Copy out the listing that follows, exact in every word, and skip the images.

-*-

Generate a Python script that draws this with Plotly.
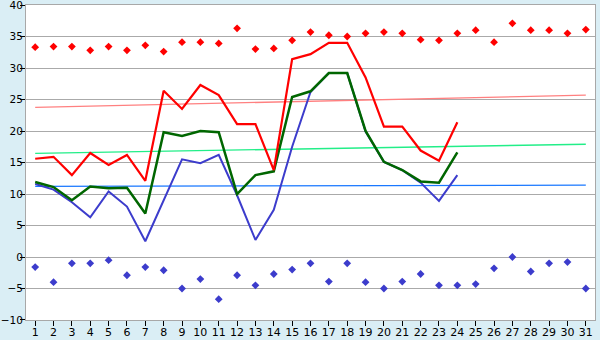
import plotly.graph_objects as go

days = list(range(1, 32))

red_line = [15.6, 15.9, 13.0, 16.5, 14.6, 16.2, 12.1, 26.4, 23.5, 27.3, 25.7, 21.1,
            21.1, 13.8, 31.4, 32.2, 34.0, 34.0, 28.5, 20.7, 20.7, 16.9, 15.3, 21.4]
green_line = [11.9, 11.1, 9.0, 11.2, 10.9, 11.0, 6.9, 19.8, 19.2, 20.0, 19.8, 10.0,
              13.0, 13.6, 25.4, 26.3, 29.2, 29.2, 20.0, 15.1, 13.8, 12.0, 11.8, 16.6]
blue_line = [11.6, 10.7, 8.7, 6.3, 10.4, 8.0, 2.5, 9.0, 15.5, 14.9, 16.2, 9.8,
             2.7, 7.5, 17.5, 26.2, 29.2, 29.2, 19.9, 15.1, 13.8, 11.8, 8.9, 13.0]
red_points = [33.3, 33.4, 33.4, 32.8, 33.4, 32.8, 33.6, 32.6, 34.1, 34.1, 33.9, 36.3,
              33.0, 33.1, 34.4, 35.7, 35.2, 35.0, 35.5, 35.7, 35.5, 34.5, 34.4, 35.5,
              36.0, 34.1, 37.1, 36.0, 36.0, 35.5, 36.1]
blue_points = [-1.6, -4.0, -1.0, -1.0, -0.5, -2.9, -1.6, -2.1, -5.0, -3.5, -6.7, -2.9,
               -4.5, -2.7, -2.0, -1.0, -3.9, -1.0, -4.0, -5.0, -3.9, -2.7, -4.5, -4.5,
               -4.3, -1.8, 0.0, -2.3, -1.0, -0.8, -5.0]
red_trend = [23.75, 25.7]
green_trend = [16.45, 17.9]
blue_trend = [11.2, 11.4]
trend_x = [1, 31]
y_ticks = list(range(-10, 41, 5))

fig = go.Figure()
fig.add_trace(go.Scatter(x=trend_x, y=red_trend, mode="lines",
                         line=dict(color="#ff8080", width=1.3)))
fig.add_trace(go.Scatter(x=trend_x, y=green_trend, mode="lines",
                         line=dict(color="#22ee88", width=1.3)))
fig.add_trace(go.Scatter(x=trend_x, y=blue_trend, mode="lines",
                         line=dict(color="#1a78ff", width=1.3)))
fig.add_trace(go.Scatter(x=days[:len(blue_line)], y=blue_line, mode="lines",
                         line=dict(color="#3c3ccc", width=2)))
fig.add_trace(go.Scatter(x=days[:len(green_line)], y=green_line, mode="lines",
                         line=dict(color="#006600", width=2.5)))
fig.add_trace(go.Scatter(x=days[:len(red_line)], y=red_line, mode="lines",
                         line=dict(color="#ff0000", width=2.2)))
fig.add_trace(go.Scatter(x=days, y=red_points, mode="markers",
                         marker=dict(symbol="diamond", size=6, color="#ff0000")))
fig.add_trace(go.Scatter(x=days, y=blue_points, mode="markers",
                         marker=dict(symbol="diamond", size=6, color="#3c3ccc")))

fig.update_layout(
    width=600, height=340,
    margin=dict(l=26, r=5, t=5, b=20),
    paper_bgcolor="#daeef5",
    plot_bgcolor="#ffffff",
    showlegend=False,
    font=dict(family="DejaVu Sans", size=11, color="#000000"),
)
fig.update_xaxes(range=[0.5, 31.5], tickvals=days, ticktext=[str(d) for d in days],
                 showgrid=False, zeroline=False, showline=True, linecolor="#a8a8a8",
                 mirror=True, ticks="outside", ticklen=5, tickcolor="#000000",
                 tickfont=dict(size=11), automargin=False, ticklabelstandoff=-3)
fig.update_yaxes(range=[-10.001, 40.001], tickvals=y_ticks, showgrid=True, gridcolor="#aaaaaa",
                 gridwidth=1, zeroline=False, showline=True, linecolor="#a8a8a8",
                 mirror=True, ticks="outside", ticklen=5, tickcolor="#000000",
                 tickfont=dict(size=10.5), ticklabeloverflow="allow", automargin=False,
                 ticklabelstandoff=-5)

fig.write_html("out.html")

-*-

__Written reply__
Generate a Python script that draws this with Plotly.
import plotly.graph_objects as go

days = list(range(1, 32))

red_line = [15.6, 15.9, 13.0, 16.5, 14.6, 16.2, 12.1, 26.4, 23.5, 27.3, 25.7, 21.1,
            21.1, 13.8, 31.4, 32.2, 34.0, 34.0, 28.5, 20.7, 20.7, 16.9, 15.3, 21.4]
green_line = [11.9, 11.1, 9.0, 11.2, 10.9, 11.0, 6.9, 19.8, 19.2, 20.0, 19.8, 10.0,
              13.0, 13.6, 25.4, 26.3, 29.2, 29.2, 20.0, 15.1, 13.8, 12.0, 11.8, 16.6]
blue_line = [11.6, 10.7, 8.7, 6.3, 10.4, 8.0, 2.5, 9.0, 15.5, 14.9, 16.2, 9.8,
             2.7, 7.5, 17.5, 26.2, 29.2, 29.2, 19.9, 15.1, 13.8, 11.8, 8.9, 13.0]
red_points = [33.3, 33.4, 33.4, 32.8, 33.4, 32.8, 33.6, 32.6, 34.1, 34.1, 33.9, 36.3,
              33.0, 33.1, 34.4, 35.7, 35.2, 35.0, 35.5, 35.7, 35.5, 34.5, 34.4, 35.5,
              36.0, 34.1, 37.1, 36.0, 36.0, 35.5, 36.1]
blue_points = [-1.6, -4.0, -1.0, -1.0, -0.5, -2.9, -1.6, -2.1, -5.0, -3.5, -6.7, -2.9,
               -4.5, -2.7, -2.0, -1.0, -3.9, -1.0, -4.0, -5.0, -3.9, -2.7, -4.5, -4.5,
               -4.3, -1.8, 0.0, -2.3, -1.0, -0.8, -5.0]
red_trend = [23.75, 25.7]
green_trend = [16.45, 17.9]
blue_trend = [11.2, 11.4]
trend_x = [1, 31]
y_ticks = list(range(-10, 41, 5))

fig = go.Figure()
fig.add_trace(go.Scatter(x=trend_x, y=red_trend, mode="lines",
                         line=dict(color="#ff8080", width=1.3)))
fig.add_trace(go.Scatter(x=trend_x, y=green_trend, mode="lines",
                         line=dict(color="#22ee88", width=1.3)))
fig.add_trace(go.Scatter(x=trend_x, y=blue_trend, mode="lines",
                         line=dict(color="#1a78ff", width=1.3)))
fig.add_trace(go.Scatter(x=days[:len(blue_line)], y=blue_line, mode="lines",
                         line=dict(color="#3c3ccc", width=2)))
fig.add_trace(go.Scatter(x=days[:len(green_line)], y=green_line, mode="lines",
                         line=dict(color="#006600", width=2.5)))
fig.add_trace(go.Scatter(x=days[:len(red_line)], y=red_line, mode="lines",
                         line=dict(color="#ff0000", width=2.2)))
fig.add_trace(go.Scatter(x=days, y=red_points, mode="markers",
                         marker=dict(symbol="diamond", size=6, color="#ff0000")))
fig.add_trace(go.Scatter(x=days, y=blue_points, mode="markers",
                         marker=dict(symbol="diamond", size=6, color="#3c3ccc")))

fig.update_layout(
    width=600, height=340,
    margin=dict(l=26, r=5, t=5, b=20),
    paper_bgcolor="#daeef5",
    plot_bgcolor="#ffffff",
    showlegend=False,
    font=dict(family="DejaVu Sans", size=11, color="#000000"),
)
fig.update_xaxes(range=[0.5, 31.5], tickvals=days, ticktext=[str(d) for d in days],
                 showgrid=False, zeroline=False, showline=True, linecolor="#a8a8a8",
                 mirror=True, ticks="outside", ticklen=5, tickcolor="#000000",
                 tickfont=dict(size=11), automargin=False, ticklabelstandoff=-3)
fig.update_yaxes(range=[-10.001, 40.001], tickvals=y_ticks, showgrid=True, gridcolor="#aaaaaa",
                 gridwidth=1, zeroline=False, showline=True, linecolor="#a8a8a8",
                 mirror=True, ticks="outside", ticklen=5, tickcolor="#000000",
                 tickfont=dict(size=10.5), ticklabeloverflow="allow", automargin=False,
                 ticklabelstandoff=-5)

fig.write_html("out.html")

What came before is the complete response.